Dwight Yoakam – Dwight Sings Buck / Derailers – Under the Influence of Buck
Exactly twenty years have passed since Dwight Yoakam, playing the Kern County Fair, met his hero Buck Owens and coaxed him back onstage after years of semiretirement, leading to their 1988 #1 duet on “Streets Of Bakersfield” and a lasting, deep friendship. Beyond that, Yoakam consciously avoided recording any Buck covers, feeling that Owens, then still performing with the Buckaroos, could do that himself.
Everything changed, of course, with Owens’ death last year. The younger, Austin-based Derailers long ago earned Buck’s respect and friendship with their devotion to his sound. He relished sitting in with them and when the band played Owens’ venue the Crystal Palace in Bakersfield, Buck & the Buckaroos were usually double-billed.
Press material for Yoakam’s tribute mentions that he reinvents his friend’s songs on a collection featuring fifteen of Buck’s 1956-67 hits, although Owens’ first chart hit, “Above And Beyond”, actually came in 1959. That song is included, along with “Act Naturally”, “Your Tender Loving Care”, “Excuse Me”, “Love’s Gonna Live Here” and others. Yoakam affectionately filters most of the material through his own style, which never differed that much from Buck’s, except that Dwight now has a pedal steel guitarist, Josh Grange.

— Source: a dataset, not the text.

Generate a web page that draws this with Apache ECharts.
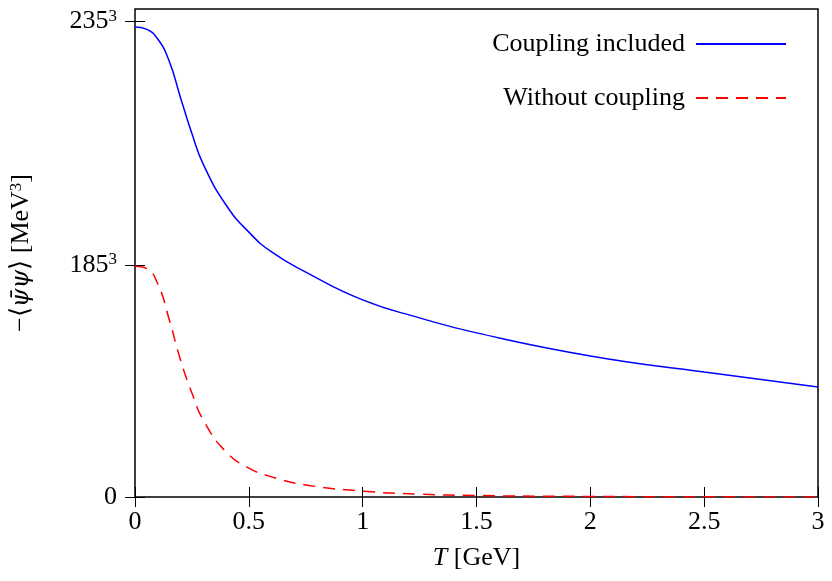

It gets even more interesting when Yoakam throws the Bakersfield playbook away and reimagines some of Buck’s favorites in ingenious ways. He effectively reworks the venerable melody of “Together Again” to give it an unexpected R&B-gospel feel. “Only You” was a simple country lament; here, Yoakam transforms it into something new and exceedingly clever, his fervent, intimate vocal underpinned by a Hammond B-3. Slower, more complex rhythms from percussionist Bobby Hall replace the usual shuffle beat on a six-minute “Close Up The Honky Tonks”. “Under Your Spell Again” rides atop the same sort of chugging rhythms as the cover version Johnny Rivers recorded during his Whiskey A Go-Go period.
The Derailers were criticized by some (myself included) for overdoing the Buckisms early on, but their more recent albums largely avoided that pitfall. A tribute album, obviously, is another matter. That’s why one can shrug off the five-song overlap with Yoakam’s album as inevitable. Instrumentally, the Derailers reproduce the Buckaroo style so faithfully, flawlessly and affectionately that at times, only four decades of improved recording technology separates them from the originals. Chris Schlotzhauer’s pedal steel playing and Scott Mathews’ drumming are particularly accurate, the results comparable to the way Asleep At The Wheel flawlessly channels Bob Wills.

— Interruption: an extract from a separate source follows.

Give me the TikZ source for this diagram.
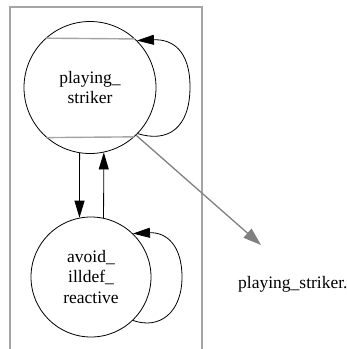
\documentclass[tikz,border=0pt]{standalone}
\usepackage{fontspec}
\setmainfont{Liberation Serif}
\usetikzlibrary{arrows.meta}
\definecolor{framegrey}{RGB}{165,165,165}
\definecolor{arrowgrey}{RGB}{128,128,128}
\begin{document}
\begin{tikzpicture}[x=1pt,y=-1pt,
  state/.style={circle, draw=black, line width=0.8pt, inner sep=0pt, align=center,
    font=\fontsize{17.5}{20.5}\selectfont},
  edge/.style={draw=black, line width=0.8pt, -{Triangle[length=17pt,width=10pt]}},
  greyedge/.style={draw=arrowgrey, line width=1.3pt, -{Triangle[length=18pt,width=12pt]}},
  frame/.style={draw=framegrey, line width=1.6pt},
  mline/.style={draw=framegrey, line width=1.4pt},
  lbl/.style={font=\fontsize{17.5}{20.5}\selectfont, inner sep=0pt}]
\useasboundingbox (0,0) rectangle (347,349);
\draw[frame] (10,349) -- (10,7) -- (202,7) -- (202,349);
\node[state, minimum size=132pt] (ps) at (90,87.5) {playing\_\\striker};
\node[state, minimum size=120pt] (ai) at (91,277) {avoid\_\\illdef\_\\reactive};
\node[lbl, anchor=base west] (out) at (238,288) {playing\_striker.};
\draw[mline] (ps.132.7) -- (ps.47.3);
\draw[mline] (ps.-131.4) -- (ps.-48.6);
\draw[edge] (ps.-44) .. controls (168,143) and (190,128) .. (190,87)
  .. controls (190,50) and (172,39) .. (ps.45);
\draw[edge] (ai.-46) .. controls (160,330) and (182,312) .. (182,277)
  .. controls (182,245) and (166,232) .. (ai.46);
\draw[edge] (ps.-99.6) -- (ai.101.5);
\draw[edge] (ai.78.5) -- (ps.-78.6);
\coordinate (tip) at (261,245);
\draw[greyedge] (ps.-46.5) -- (tip);
\end{tikzpicture}
\end{document}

Vocalist Brian Hofeldt makes the very mistake I hoped he’d avoid. With the best intentions and with obvious love, he tries — far too hard — to reproduce Buck’s vocal timbre and phrasing instead of filtering Buck’s spirit through his own voice. Add to that the instrumental re-creations and the album winds up sounding like Karaoke Buck — surely not their intention, but that’s how it plays out.
Conveying how Buck sounded onstage and on records might seem like a good idea on the surface. On the other hand, a huge percentage of Buck’s recorded output is easily available (including DVDs of his own 1960s TV show “Buck Owens Ranch”, with he and the Buckaroos at the top of their game). The Derailers would have been wiser to unleash their creativity and loosen the reins, as Yoakam did. Buck, who did his own experimenting from 1969’s “Who’s Gonna Mow Your Grass” until his final Capitol contract ended, surely wouldn’t have minded.
The past three years have seen unending Johnny and June Carter Cash homages in music and literature (Cash impersonators, a la Elvis and Patsy Cline imitators, are even starting to sprout up in clubs). It raises interesting questions of how Buck Owens’ legacy will fare long-term. That’s not totally clear, but one hopes those who want to pay him homage will remember the adventurous side and his unwillingness to stand still.